» WHAT THE TASK ASKS: Your answer should be a single number: the count of lines that include the word "matplotlib".

» Data entries:
══════════

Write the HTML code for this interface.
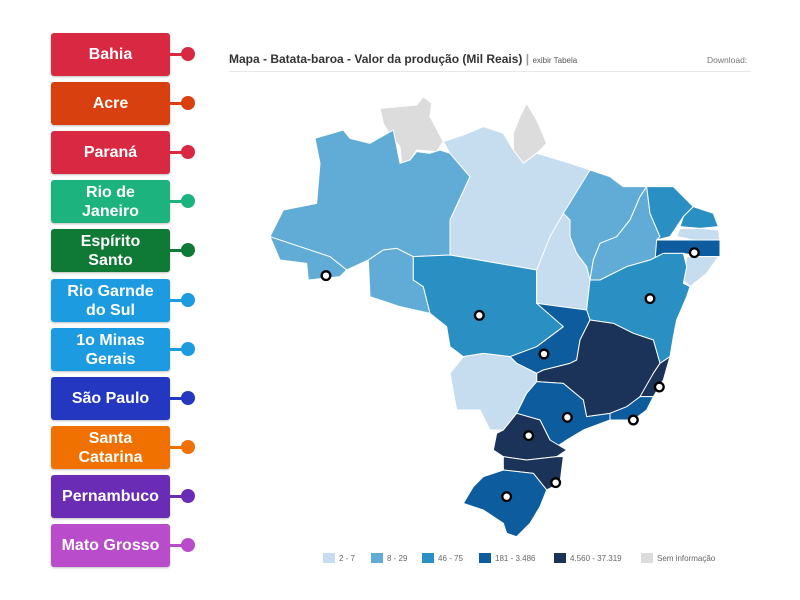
<!DOCTYPE html>
<html><head><meta charset="utf-8"><style>
body{margin:0;width:800px;height:600px;background:#fff;position:relative;overflow:hidden;font-family:"Liberation Sans","DejaVu Sans",sans-serif}
.b{position:absolute;left:51px;width:119px;height:43px;border-radius:3px;color:#fff;font-weight:bold;font-size:16px;line-height:19px;display:flex;align-items:center;justify-content:center;text-align:center;box-shadow:0 1px 2px rgba(0,0,0,.25)}
.c{position:absolute;left:170px;width:14px;height:3px}
.d{position:absolute;left:181px;width:14px;height:14px;border-radius:50%}
.t{position:absolute;left:229px;top:52px;font-size:12px;font-weight:bold;color:#333;white-space:nowrap}
.t span{font-weight:normal;font-size:8px;color:#555}
.dl{position:absolute;left:707px;top:55px;font-size:8.5px;color:#777}
.hr{position:absolute;left:229px;top:71px;width:522px;height:1px;background:#e8e8e8}
.lg{position:absolute;top:553px;font-size:8px;color:#666;display:flex;align-items:center}
.lg i{display:inline-block;width:12px;height:10px;margin-right:4px}
</style></head><body>
<div class="t">Mapa - Batata-baroa - Valor da produção (Mil Reais) <b style="color:#999">|</b> <span>exibir Tabela</span></div>
<div class="dl">Download:</div>
<div class="hr"></div>

<div class="b" style="top:33px;background:#d92841">Bahia</div><div class="c" style="top:53px;background:#d92841"></div><div class="d" style="top:47px;background:#d92841"></div>
<div class="b" style="top:82px;background:#d9400f">Acre</div><div class="c" style="top:102px;background:#d9400f"></div><div class="d" style="top:96px;background:#d9400f"></div>
<div class="b" style="top:131px;background:#d92841">Paraná</div><div class="c" style="top:151px;background:#d92841"></div><div class="d" style="top:145px;background:#d92841"></div>
<div class="b" style="top:180px;background:#1cb37e">Rio de<br>Janeiro</div><div class="c" style="top:200px;background:#1cb37e"></div><div class="d" style="top:194px;background:#1cb37e"></div>
<div class="b" style="top:229px;background:#0e7a36">Espírito<br>Santo</div><div class="c" style="top:249px;background:#0e7a36"></div><div class="d" style="top:243px;background:#0e7a36"></div>
<div class="b" style="top:279px;background:#1d9be0">Rio Garnde<br>do Sul</div><div class="c" style="top:299px;background:#1d9be0"></div><div class="d" style="top:293px;background:#1d9be0"></div>
<div class="b" style="top:328px;background:#1d9be0">1o Minas<br>Gerais</div><div class="c" style="top:348px;background:#1d9be0"></div><div class="d" style="top:342px;background:#1d9be0"></div>
<div class="b" style="top:377px;background:#2337c0">São Paulo</div><div class="c" style="top:397px;background:#2337c0"></div><div class="d" style="top:391px;background:#2337c0"></div>
<div class="b" style="top:426px;background:#f07000">Santa<br>Catarina</div><div class="c" style="top:446px;background:#f07000"></div><div class="d" style="top:440px;background:#f07000"></div>
<div class="b" style="top:475px;background:#6a2cb5">Pernambuco</div><div class="c" style="top:495px;background:#6a2cb5"></div><div class="d" style="top:489px;background:#6a2cb5"></div>
<div class="b" style="top:524px;background:#b84cca">Mato Grosso</div><div class="c" style="top:544px;background:#b84cca"></div><div class="d" style="top:538px;background:#b84cca"></div>

<svg style="position:absolute;left:0;top:0" width="800" height="600">
<g transform="translate(250,80) scale(0.33333)" stroke="#fff" stroke-width="3" stroke-linejoin="round">
<polygon fill="#dcdcdc" points="390,85 500,75 520,50 545,70 540,110 580,185 560,215 500,210 480,240 455,250 450,200 420,165 400,130"/>
<polygon fill="#dcdcdc" points="790,160 810,110 830,70 860,120 890,190 860,220 820,250 790,210"/>
<polygon fill="#61acd6" points="195,175 280,150 300,175 360,190 430,150 450,250 480,240 500,215 540,220 570,210 600,220 660,290 600,420 600,525 490,530 440,505 400,510 355,540 290,570 240,530 150,500 60,470 100,390 200,370 210,250 200,200"/>
<polygon fill="#61acd6" points="60,470 150,500 240,530 290,570 270,590 175,600 170,550 90,540"/>
<polygon fill="#61acd6" points="355,540 400,510 440,505 490,530 490,600 520,620 540,700 450,680 360,650"/>
<polygon fill="#c6dcef" points="580,185 640,165 700,140 760,160 790,210 820,250 860,220 960,250 1020,270 1000,330 945,400 930,430 900,470 880,560 860,570 600,525 600,420 660,290 600,220"/>
<polygon fill="#2a8fc2" points="490,530 600,525 860,570 860,670 910,680 1010,690 1020,720 980,730 940,740 860,800 780,830 700,820 640,830 600,800 590,740 540,700 520,620 490,600"/>
<polygon fill="#c6dcef" points="940,400 960,420 960,470 980,520 1010,560 1020,600 1010,690 910,680 860,670 860,570 880,520 900,470"/>
<polygon fill="#61acd6" points="940,400 1020,270 1080,290 1120,320 1190,320 1170,350 1140,420 1100,470 1050,490 1030,540 1020,600 1010,560 980,520 960,470 960,420"/>
<polygon fill="#61acd6" points="1190,320 1200,400 1230,470 1240,530 1200,540 1130,560 1090,580 1050,600 1020,600 1030,540 1050,490 1100,470 1140,420 1170,350"/>
<polygon fill="#2a8fc2" points="1190,320 1270,320 1330,380 1300,410 1280,440 1260,470 1220,480 1230,470 1200,400"/>
<polygon fill="#2a8fc2" points="1300,410 1330,380 1390,400 1405,440 1350,445 1290,440"/>
<polygon fill="#c6dcef" points="1290,445 1350,445 1405,450 1410,480 1330,480 1280,470"/>
<polygon fill="#0d5c9e" points="1220,480 1330,480 1410,480 1410,530 1350,530 1300,520 1240,520 1215,540"/>
<polygon fill="#c6dcef" points="1310,530 1405,530 1370,580 1320,620 1300,600"/>
<polygon fill="#2a8fc2" points="1020,600 1050,600 1130,560 1200,540 1240,520 1300,520 1310,560 1300,610 1320,620 1310,650 1280,720 1270,770 1260,830 1230,850 1210,780 1150,760 1090,730 1020,720 1010,690"/>
<polygon fill="#0d5c9e" points="860,670 1010,690 1020,720 990,780 980,840 960,850 880,870 860,880 800,850 780,830 860,800 940,740"/>
<polygon fill="#1b3358" points="990,780 1020,720 1090,730 1150,760 1210,780 1230,850 1210,880 1180,950 1130,980 1080,1000 1010,1010 1000,960 940,910 860,905 860,880 880,870 960,850 980,840"/>
<polygon fill="#1b3358" points="1230,850 1260,830 1240,900 1210,950 1170,950 1210,880"/>
<polygon fill="#0d5c9e" points="1170,950 1210,950 1190,990 1150,1020 1080,1020 1080,1000 1130,980"/>
<polygon fill="#c6dcef" points="640,830 700,820 780,830 800,850 860,880 860,905 830,940 800,1000 760,1050 720,1050 690,990 620,990 600,880"/>
<polygon fill="#0d5c9e" points="860,905 940,910 1000,960 1010,1010 1080,1000 1080,1020 1000,1050 950,1080 920,1100 900,1080 870,1020 800,1000 830,940"/>
<polygon fill="#1b3358" points="760,1050 800,1000 870,1020 900,1080 950,1110 920,1130 830,1140 760,1130 730,1110 740,1060"/>
<polygon fill="#1b3358" points="760,1130 830,1140 920,1130 940,1130 930,1210 890,1230 850,1180 760,1170"/>
<polygon fill="#0d5c9e" points="760,1170 850,1180 890,1230 870,1280 840,1330 800,1370 770,1360 760,1330 700,1290 640,1270 670,1220 700,1190"/>
<g fill="#fff" stroke="#000" stroke-width="7">
<circle cx="228" cy="587" r="13"/><circle cx="688" cy="706" r="13"/><circle cx="882" cy="822" r="13"/><circle cx="1200" cy="656" r="13"/><circle cx="1333" cy="518" r="13"/><circle cx="1228" cy="921" r="13"/><circle cx="1150" cy="1020" r="13"/><circle cx="952" cy="1012" r="13"/><circle cx="836" cy="1067" r="13"/><circle cx="917" cy="1208" r="13"/><circle cx="770" cy="1250" r="13"/>
</g></g></svg>

<div class="lg" style="left:323px"><i style="background:#c6dcef"></i>2 - 7</div>
<div class="lg" style="left:371px"><i style="background:#61acd6"></i>8 - 29</div>
<div class="lg" style="left:422px"><i style="background:#2a8fc2"></i>46 - 75</div>
<div class="lg" style="left:479px"><i style="background:#0d5c9e"></i>181 - 3.486</div>
<div class="lg" style="left:554px"><i style="background:#1b3358"></i>4.560 - 37.319</div>
<div class="lg" style="left:641px"><i style="background:#dcdcdc"></i>Sem informação</div>
</body></html>
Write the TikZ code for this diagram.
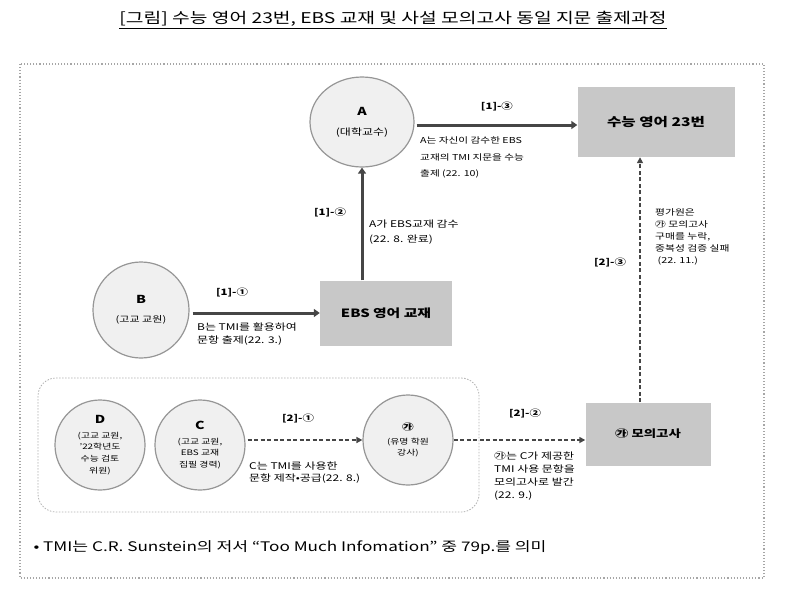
\documentclass[tikz,border=0pt]{standalone}
\usepackage{fontspec}
\setmainfont{Noto Sans CJK KR}[FakeStretch=1.3]
\usetikzlibrary{arrows.meta,shapes.geometric}
\definecolor{boxgray}{RGB}{200,200,200}
\definecolor{circfill}{RGB}{240,240,240}
\definecolor{circline}{RGB}{150,150,150}
\definecolor{arrowcol}{RGB}{70,70,70}
\newcommand{\fs}[2]{\fontsize{#1}{#2}\selectfont}
\begin{document}
\begin{tikzpicture}[x=1pt,y=-1pt,
  person/.style={circle,draw=circline,line width=1.2pt,fill=circfill,inner sep=0pt,minimum size=#1,align=center},
  person/.default=92pt,
  gbox/.style={rectangle,draw=none,fill=boxgray,inner sep=0pt,align=center,font=\bfseries},
  solidarrow/.style={draw=arrowcol,line width=3pt,-{Triangle[length=6pt,width=8pt]}},
  dasharrow/.style={draw=arrowcol,line width=1.6pt,dash pattern=on 4pt off 2.5pt,-{Triangle[length=6pt,width=6pt]}},
  lbl/.style={font=\fs{8.8}{10}\bfseries,text=black},
  note/.style={align=left,anchor=north west,inner sep=0pt,text=black}
]
\useasboundingbox (0,0) rectangle (800,595);
\fill[white] (0,0) rectangle (800,595);
% title
\node[font=\fs{14.8}{16},anchor=center,text=black] (title) at (393,20) {\underline{[그림] 수능 영어 23번, EBS 교재 및 사설 모의고사 동일 지문 출제과정}};
% outer frame
\draw[gray!70,line width=1.1pt,dotted] (20,64) rectangle (764,578);
% inner rounded dashed frame
\draw[gray!60,line width=0.8pt,dash pattern=on 1.5pt off 1.5pt,rounded corners=18pt] (38,378) rectangle (479,512);
% nodes
\node[ellipse,draw=circline,line width=1.2pt,fill=circfill,inner sep=0pt,minimum width=104pt,minimum height=90pt,align=center] (A) at (362,122) {{\fs{11}{13}\bfseries A}\\[8pt]{\fs{9.2}{11}(대학교수)}};
\node[gbox,minimum width=157pt,minimum height=70pt,font=\fs{12}{14}\bfseries] (S) at (656,122) {수능 영어 23번};
\node[gbox,minimum width=132pt,minimum height=65pt,font=\fs{11.4}{13}\bfseries] (E) at (386,313) {EBS 영어 교재};
\node[person=96pt] (B) at (141,310) {{\fs{11}{13}\bfseries B}\\[7pt]{\fs{8.5}{10}(고교 교원)}};
\node[person=90pt,font=\fs{7.6}{11.8}] (D) at (100,445) {{\fs{11}{13}\bfseries D}\\[3pt](고교 교원,\\'22학년도\\수능 검토\\위원)};
\node[person=90pt,font=\fs{7.6}{11.8}] (C) at (200,445) {{\fs{11}{13}\bfseries C}\\[3pt](고교 교원,\\EBS 교재\\집필 경력)};
\node[person=90pt,font=\fs{7.6}{11.8}] (G) at (408,440) {{\fs{9}{11}\bfseries ㉮}\\[2pt](유명 학원\\강사)};
\node[gbox,minimum width=125pt,minimum height=63pt,font=\fs{10.3}{12}\bfseries] (M) at (648,434) {㉮ 모의고사};
% arrows
\draw[solidarrow] (A.east) ++(2,3) coordinate (a1) -- (a1 -| S.west) coordinate (a2);
\path (a1) -- node[lbl,above=10pt] (l13) {[1]-③} (a2);
\node[note,font=\fs{8.2}{16.3}] (n13) at (420,137) {A는 자신이 감수한 EBS\\교재의 TMI 지문을 수능\\출제 (22. 10)};
\draw[solidarrow] (E.north -| A.south) coordinate (e1) -- (A.south);
\node[lbl] (l12) at (330,212) {[1]-②};
\node[note,font=\fs{9.2}{15}] (n12) at (369,220) {A가 EBS교재 감수\\(22. 8. 완료)};
\draw[solidarrow] (B.east) ++(3,3) coordinate (b1) -- (b1 -| E.west);
\node[lbl] (l11) at (232,292) {[1]-①};
\node[note,font=\fs{9.2}{12.3}] (n11) at (197,323) {B는 TMI를 활용하여\\문항 출제(22. 3.)};
\draw[dasharrow] (C.east) ++(2,-5) coordinate (c1) -- (c1 -| G.west);
\node[lbl] (l21) at (298,418) {[2]-①};
\node[note,font=\fs{9.2}{11.5}] (n21) at (249,462) {C는 TMI를 사용한\\문항 제작•공급(22. 8.)};
\draw[dasharrow] (G.east) -- (G.east -| M.west);
\node[lbl] (l22) at (525,413) {[2]-②};
\node[note,font=\fs{9.2}{13}] (n22) at (494,452) {㉮는 C가 제공한\\TMI 사용 문항을\\모의고사로 발간\\(22. 9.)};
\draw[dasharrow] (M.north -| 640,0) coordinate (m1) -- (m1 |- S.south);
\node[lbl] (l23) at (610,262) {[2]-③};
\node[note,font=\fs{8.3}{12}] (n23) at (655,208) {평가원은\\㉮ 모의고사\\구매를 누락,\\중복성 검증 실패\\\ (22. 11.)};
% footnote
\node[anchor=west,font=\fs{13.2}{15},text=black] (fn) at (30,548) {• TMI는 C.R. Sunstein의 저서 “Too Much Infomation” 중 79p.를 의미};
\end{tikzpicture}
\end{document}
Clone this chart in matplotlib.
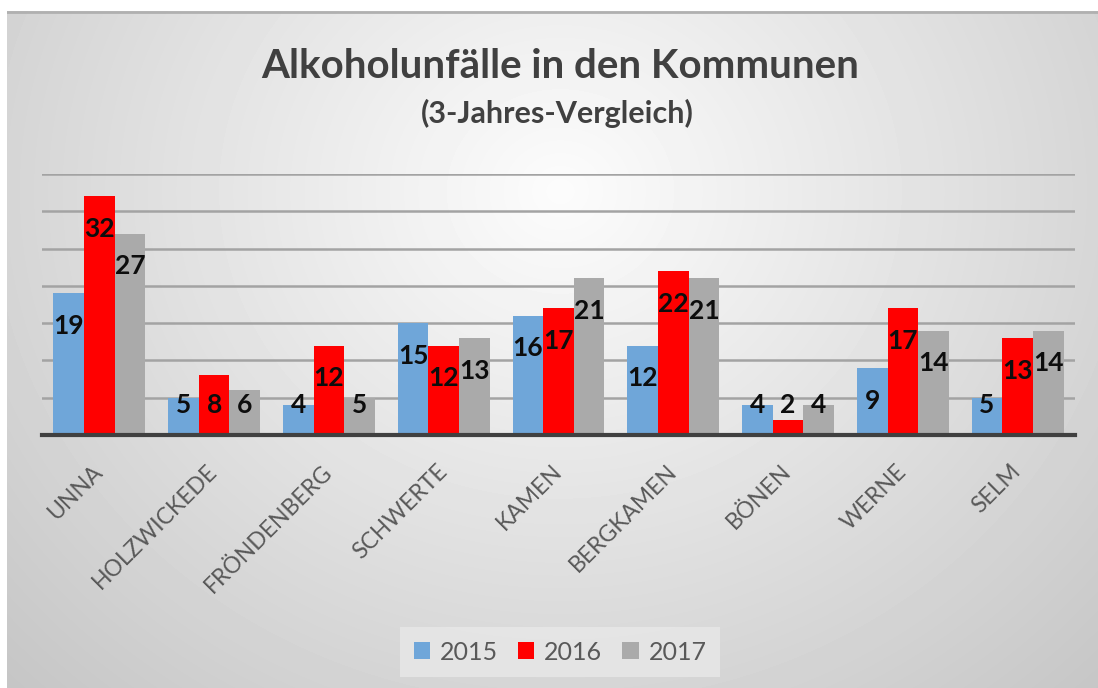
import matplotlib
matplotlib.use('Agg')
import matplotlib.pyplot as plt
import numpy as np

# Daten
kommunen = ['UNNA', 'HOLZWICKEDE', 'FRÖNDENBERG', 'SCHWERTE', 'KAMEN',
            'BERGKAMEN', 'BÖNEN', 'WERNE', 'SELM']
jahre = ['2015', '2016', '2017']
werte_2015 = [19, 5, 4, 15, 16, 12, 4, 9, 5]
werte_2016 = [32, 8, 12, 12, 17, 22, 2, 17, 13]
werte_2017 = [27, 6, 5, 13, 21, 21, 4, 14, 14]
farben = ['#6fa6d9', '#ff0000', '#aaaaaa']

plt.rcParams['font.family'] = ['Lato', 'DejaVu Sans']

W, H = 1098, 688
fig = plt.figure(figsize=(W / 100, H / 100), dpi=100, facecolor='white')

# Hintergrund mit radialem Verlauf
bg = fig.add_axes([7 / W, 0, 1 - 7 / W, 677 / H], zorder=-10)
yy, xx = np.mgrid[0:677, 0:1091]
dx = (xx - 553) / 600
dy = (yy - 180) / 540
r = np.sqrt(dx ** 2 + dy ** 2)
grau = np.clip(252 - 42 * r, 190, 252) / 255
bg.imshow(grau, cmap='gray', vmin=0, vmax=1, aspect='auto', interpolation='bilinear')
bg.axhline(0, color='#b0b0b0', lw=2)
bg.set_axis_off()

# Diagramm
ax = fig.add_axes([42 / W, (H - 435) / H, 1033 / W, 261 / H])
ax.patch.set_alpha(0)
x = np.arange(len(kommunen))
bw = 0.267
for i, (werte, farbe, jahr) in enumerate(zip([werte_2015, werte_2016, werte_2017], farben, jahre)):
    pos = x + (i - 1) * bw
    ax.bar(pos, werte, width=bw, color=farbe, label=jahr, zorder=3)
    for px, v in zip(pos, werte):
        ax.text(px, max(v - 4.4, 4.0), str(v), ha='center', va='center',
                fontsize=19, fontweight='bold', color='#0d0d0d', zorder=4)

ax.set_xlim(-0.5, len(kommunen) - 0.5)
ax.set_ylim(0, 35)
ax.set_yticks(np.arange(5, 36, 5))
ax.yaxis.grid(True, color='#a3a3a3', lw=1.8, zorder=0)
ax.set_yticklabels([])
ax.tick_params(axis='y', length=0)
ax.tick_params(axis='x', length=0, pad=24)
for s in ['top', 'right', 'left']:
    ax.spines[s].set_visible(False)
ax.spines['bottom'].set_color('#404040')
ax.spines['bottom'].set_linewidth(3)
ax.spines['bottom'].set_zorder(5)
ax.set_xticks(x)
ax.set_xticklabels(kommunen, rotation=45, ha='right', va='center',
                   rotation_mode='anchor', fontsize=16.5, color='#595959')

# Titel
fig.text(560 / W, 1 - 67 / H, 'Alkoholunfälle in den Kommunen', ha='center', va='center',
         fontsize=29, fontweight='bold', color='#404040')
fig.text(557 / W, 1 - 113 / H, '(3-Jahres-Vergleich)', ha='center', va='center',
         fontsize=22, fontweight='bold', color='#404040')

# Legende
leg = fig.legend(loc='center', bbox_to_anchor=(560 / W, 1 - 652 / H), ncol=3,
                 fontsize=18, frameon=True, handlelength=0.65, handleheight=0.65,
                 handletextpad=0.4, columnspacing=0.8, borderpad=0.55, fancybox=False)
leg.get_frame().set_facecolor('#e8e8e8')
leg.get_frame().set_edgecolor('none')
for t in leg.get_texts():
    t.set_color('#595959')

fig.savefig('out.png', dpi=100)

══════════

» SOLUTION BELOW: 4